Dr. Olivia Walch is the CEO and founder of Arcascope, a startup pioneering dynamic circadian tracking in clinical trials. Her work centers on leveraging smartphones and wearables to monitor and optimize circadian rhythms in real-world conditions, with the aim of reducing clinical trial failures by accounting for circadian timing.
Her research has been featured in CNN, The New York Times, and The Atlantic. In addition to her scientific work, she is the co-editor of the textbook Political Geometry (Birkhäuser) and the author of the popular science book SLEEP GROOVE.
Under her leadership, Arcascope is redefining drug development by identifying compounds that failed—not due to inefficacy, but because they were administered at the wrong time of day.

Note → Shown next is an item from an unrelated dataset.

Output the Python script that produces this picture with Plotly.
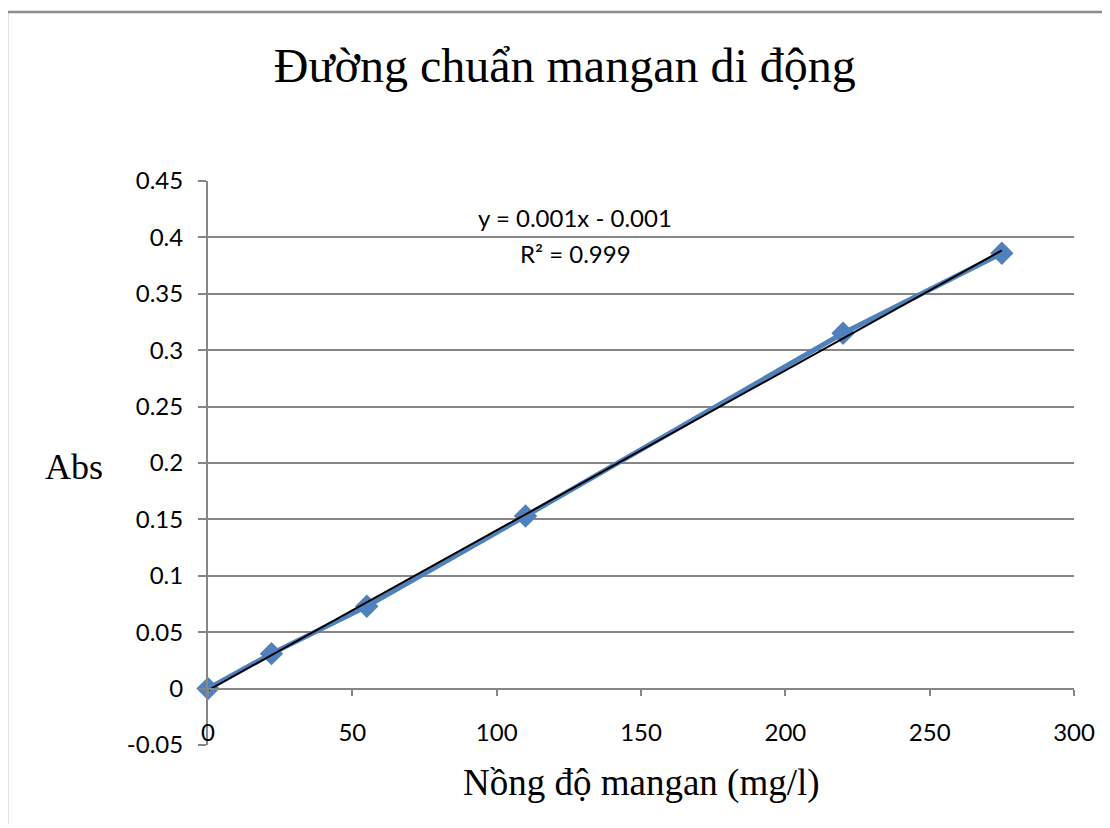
import numpy as np
import plotly.graph_objects as go

# Data
conc = [0, 22, 55, 110, 220, 275]            # Nồng độ mangan (mg/l)
absorb = [0.0, 0.031, 0.073, 0.153, 0.315, 0.386]  # Abs

y_tickvals = [-0.05, 0, 0.05, 0.1, 0.15, 0.2, 0.25, 0.3, 0.35, 0.4, 0.45]
y_ticktext = ["-0.05", "0", "0.05", "0.1", "0.15", "0.2", "0.25", "0.3", "0.35", "0.4", "0.45"]
x_tickvals = [0, 50, 100, 150, 200, 250, 300]
x_ticktext = ["0", "50", "100", "150", "200", "250", "300"]

title_text = "Đường chuẩn mangan di động"
x_title = "Nồng độ mangan (mg/l)"
y_title = "Abs"
eq_text = "y = 0.001x - 0.001"
r2_text = "R² = 0.999"

# Linear trendline fitted from the data
slope, intercept = np.polyfit(conc, absorb, 1)
trend_x = [min(conc), max(conc)]
trend_y = [slope * v + intercept for v in trend_x]

BLUE = "#4F81BD"
GRID = "#868686"
SERIF = "Liberation Serif, Times New Roman, serif"
SANS = "Lato, Calibri, sans-serif"

fig = go.Figure()
fig.add_trace(go.Scatter(
    x=conc, y=absorb, mode="lines+markers",
    line=dict(color=BLUE, width=5),
    marker=dict(symbol="diamond", size=18, color=BLUE),
    showlegend=False, cliponaxis=False,
))
fig.add_trace(go.Scatter(
    x=trend_x, y=trend_y, mode="lines",
    line=dict(color="black", width=2),
    showlegend=False, cliponaxis=False,
))

fig.update_layout(
    width=1100, height=816,
    margin=dict(l=200, r=34, t=173, b=79),
    paper_bgcolor="white", plot_bgcolor="white",
    xaxis=dict(
        range=[0, 300], tickvals=x_tickvals, ticktext=x_ticktext,
        showgrid=False, zeroline=False,
        showline=True, linecolor=GRID, linewidth=2,
        ticks="outside", ticklen=6, tickcolor=GRID, tickwidth=2,
        anchor="free", position=0.1,
        ticklabelstandoff=17,
        tickfont=dict(family=SANS, size=24, color="black"),
    ),
    yaxis=dict(
        range=[-0.05, 0.45], tickvals=y_tickvals, ticktext=y_ticktext,
        showgrid=True, gridcolor=GRID, gridwidth=1.5,
        zeroline=False,
        showline=True, linecolor=GRID, linewidth=2,
        ticks="outside", ticklen=8, tickcolor=GRID, tickwidth=2,
        ticklabelstandoff=10,
        tickfont=dict(family=SANS, size=24, color="black"),
    ),
    title=dict(text=title_text, xref="paper", x=0.412, xanchor="center",
               yref="container", y=0.930, yanchor="middle",
               font=dict(family=SERIF, size=48, color="black")),
    annotations=[
        dict(text=y_title, xref="paper", yref="paper", x=-0.1547, y=0.493,
             xanchor="center", yanchor="middle", showarrow=False,
             font=dict(family=SERIF, size=36, color="black")),
        dict(text=x_title, xref="paper", yref="paper", x=0.501, y=-0.0674,
             xanchor="center", yanchor="middle", showarrow=False,
             font=dict(family=SERIF, size=37, color="black")),
        dict(text=eq_text, xref="paper", yref="paper", x=0.424, y=0.936,
             xanchor="center", yanchor="middle", showarrow=False,
             font=dict(family=SANS, size=24, color="black")),
        dict(text=r2_text, xref="paper", yref="paper", x=0.424, y=0.872,
             xanchor="center", yanchor="middle", showarrow=False,
             font=dict(family=SANS, size=24, color="black")),
    ],
    shapes=[dict(type="rect", xref="paper", yref="paper",
                 x0=-0.2321, x1=1.1, y0=-0.2, y1=1.2996,
                 line=dict(color="#8C8C8C", width=2.5), fillcolor="rgba(0,0,0,0)",
                 layer="below")],
)

fig.write_html("out.html")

The company’s platform combines proprietary circadian biomarker data with domain-specific AI to identify, de-risk, and advance high-potential therapeutic assets whose efficacy is time-dependent.
Arcascope focuses on shelved, off-patent, underdeveloped, or failed late-stage drugs with circadian potential—such as vatalanib and motesanib, both of which failed in Phase III trials but demonstrated dramatically improved efficacy in Arcascope’s preclinical studies when administered at circadian-optimized times.
By repositioning these compounds through method-of-use innovation, Arcascope compresses traditional development timelines, reduces capital requirements, and unlocks significant clinical and commercial value.